## Work to be completed
Omit every picture and return the rest of the data unaltered.

## Data lines
****************************************

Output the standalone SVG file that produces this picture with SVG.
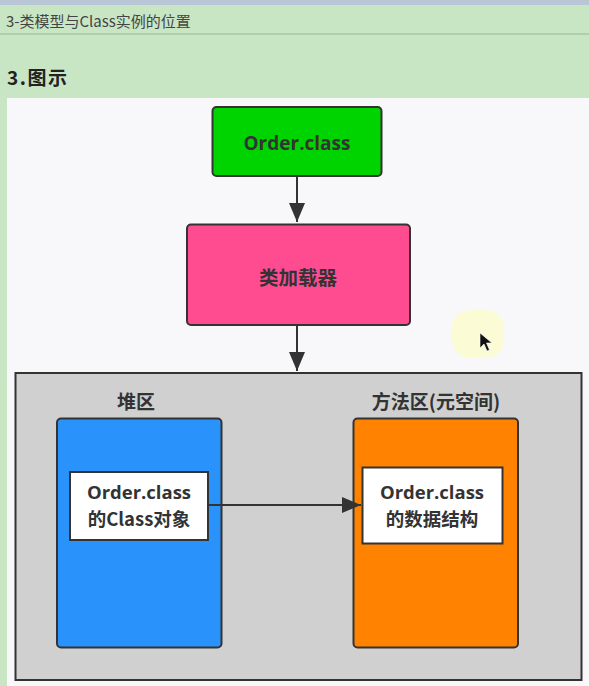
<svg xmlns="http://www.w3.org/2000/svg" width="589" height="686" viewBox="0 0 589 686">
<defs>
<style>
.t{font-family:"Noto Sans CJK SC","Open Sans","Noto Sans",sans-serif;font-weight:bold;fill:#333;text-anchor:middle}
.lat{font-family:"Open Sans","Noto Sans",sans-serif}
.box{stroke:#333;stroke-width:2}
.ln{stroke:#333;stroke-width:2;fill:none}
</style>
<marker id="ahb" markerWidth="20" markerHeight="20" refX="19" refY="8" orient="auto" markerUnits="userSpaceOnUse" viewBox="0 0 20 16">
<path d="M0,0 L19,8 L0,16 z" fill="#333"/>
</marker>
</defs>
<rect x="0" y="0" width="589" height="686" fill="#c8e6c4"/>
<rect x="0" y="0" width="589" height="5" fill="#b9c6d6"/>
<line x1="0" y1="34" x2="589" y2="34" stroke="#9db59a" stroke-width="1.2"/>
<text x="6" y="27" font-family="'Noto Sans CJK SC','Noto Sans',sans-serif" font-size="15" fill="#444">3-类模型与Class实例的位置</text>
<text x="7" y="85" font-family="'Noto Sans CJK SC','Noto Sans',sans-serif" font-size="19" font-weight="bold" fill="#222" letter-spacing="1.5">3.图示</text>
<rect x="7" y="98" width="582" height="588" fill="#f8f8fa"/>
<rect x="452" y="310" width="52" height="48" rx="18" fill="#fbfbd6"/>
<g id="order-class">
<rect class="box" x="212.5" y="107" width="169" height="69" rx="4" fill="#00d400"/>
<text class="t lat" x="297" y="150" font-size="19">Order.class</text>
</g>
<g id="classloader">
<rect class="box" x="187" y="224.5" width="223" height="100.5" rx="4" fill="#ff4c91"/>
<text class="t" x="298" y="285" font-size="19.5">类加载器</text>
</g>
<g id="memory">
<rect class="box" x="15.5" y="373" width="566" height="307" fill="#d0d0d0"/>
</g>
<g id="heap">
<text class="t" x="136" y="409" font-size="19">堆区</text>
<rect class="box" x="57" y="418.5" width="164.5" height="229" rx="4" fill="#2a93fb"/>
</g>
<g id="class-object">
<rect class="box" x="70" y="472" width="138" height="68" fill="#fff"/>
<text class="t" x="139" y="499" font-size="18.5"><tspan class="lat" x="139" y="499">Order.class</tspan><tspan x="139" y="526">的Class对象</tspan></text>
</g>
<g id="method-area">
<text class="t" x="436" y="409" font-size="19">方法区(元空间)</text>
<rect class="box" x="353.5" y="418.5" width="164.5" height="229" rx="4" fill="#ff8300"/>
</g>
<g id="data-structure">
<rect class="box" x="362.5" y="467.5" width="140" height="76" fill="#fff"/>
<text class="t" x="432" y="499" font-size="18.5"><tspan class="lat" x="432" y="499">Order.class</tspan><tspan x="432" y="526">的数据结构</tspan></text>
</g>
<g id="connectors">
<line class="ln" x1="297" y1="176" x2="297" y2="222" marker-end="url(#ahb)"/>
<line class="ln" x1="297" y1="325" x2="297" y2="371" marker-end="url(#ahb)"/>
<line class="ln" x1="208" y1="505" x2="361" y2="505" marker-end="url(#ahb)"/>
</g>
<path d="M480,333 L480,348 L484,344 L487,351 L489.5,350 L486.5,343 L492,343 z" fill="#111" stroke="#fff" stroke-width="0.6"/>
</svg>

****************************************

## Output
Output the standalone SVG file that produces this picture with SVG.
<svg xmlns="http://www.w3.org/2000/svg" width="589" height="686" viewBox="0 0 589 686">
<defs>
<style>
.t{font-family:"Noto Sans CJK SC","Open Sans","Noto Sans",sans-serif;font-weight:bold;fill:#333;text-anchor:middle}
.lat{font-family:"Open Sans","Noto Sans",sans-serif}
.box{stroke:#333;stroke-width:2}
.ln{stroke:#333;stroke-width:2;fill:none}
</style>
<marker id="ahb" markerWidth="20" markerHeight="20" refX="19" refY="8" orient="auto" markerUnits="userSpaceOnUse" viewBox="0 0 20 16">
<path d="M0,0 L19,8 L0,16 z" fill="#333"/>
</marker>
</defs>
<rect x="0" y="0" width="589" height="686" fill="#c8e6c4"/>
<rect x="0" y="0" width="589" height="5" fill="#b9c6d6"/>
<line x1="0" y1="34" x2="589" y2="34" stroke="#9db59a" stroke-width="1.2"/>
<text x="6" y="27" font-family="'Noto Sans CJK SC','Noto Sans',sans-serif" font-size="15" fill="#444">3-类模型与Class实例的位置</text>
<text x="7" y="85" font-family="'Noto Sans CJK SC','Noto Sans',sans-serif" font-size="19" font-weight="bold" fill="#222" letter-spacing="1.5">3.图示</text>
<rect x="7" y="98" width="582" height="588" fill="#f8f8fa"/>
<rect x="452" y="310" width="52" height="48" rx="18" fill="#fbfbd6"/>
<g id="order-class">
<rect class="box" x="212.5" y="107" width="169" height="69" rx="4" fill="#00d400"/>
<text class="t lat" x="297" y="150" font-size="19">Order.class</text>
</g>
<g id="classloader">
<rect class="box" x="187" y="224.5" width="223" height="100.5" rx="4" fill="#ff4c91"/>
<text class="t" x="298" y="285" font-size="19.5">类加载器</text>
</g>
<g id="memory">
<rect class="box" x="15.5" y="373" width="566" height="307" fill="#d0d0d0"/>
</g>
<g id="heap">
<text class="t" x="136" y="409" font-size="19">堆区</text>
<rect class="box" x="57" y="418.5" width="164.5" height="229" rx="4" fill="#2a93fb"/>
</g>
<g id="class-object">
<rect class="box" x="70" y="472" width="138" height="68" fill="#fff"/>
<text class="t" x="139" y="499" font-size="18.5"><tspan class="lat" x="139" y="499">Order.class</tspan><tspan x="139" y="526">的Class对象</tspan></text>
</g>
<g id="method-area">
<text class="t" x="436" y="409" font-size="19">方法区(元空间)</text>
<rect class="box" x="353.5" y="418.5" width="164.5" height="229" rx="4" fill="#ff8300"/>
</g>
<g id="data-structure">
<rect class="box" x="362.5" y="467.5" width="140" height="76" fill="#fff"/>
<text class="t" x="432" y="499" font-size="18.5"><tspan class="lat" x="432" y="499">Order.class</tspan><tspan x="432" y="526">的数据结构</tspan></text>
</g>
<g id="connectors">
<line class="ln" x1="297" y1="176" x2="297" y2="222" marker-end="url(#ahb)"/>
<line class="ln" x1="297" y1="325" x2="297" y2="371" marker-end="url(#ahb)"/>
<line class="ln" x1="208" y1="505" x2="361" y2="505" marker-end="url(#ahb)"/>
</g>
<path d="M480,333 L480,348 L484,344 L487,351 L489.5,350 L486.5,343 L492,343 z" fill="#111" stroke="#fff" stroke-width="0.6"/>
</svg>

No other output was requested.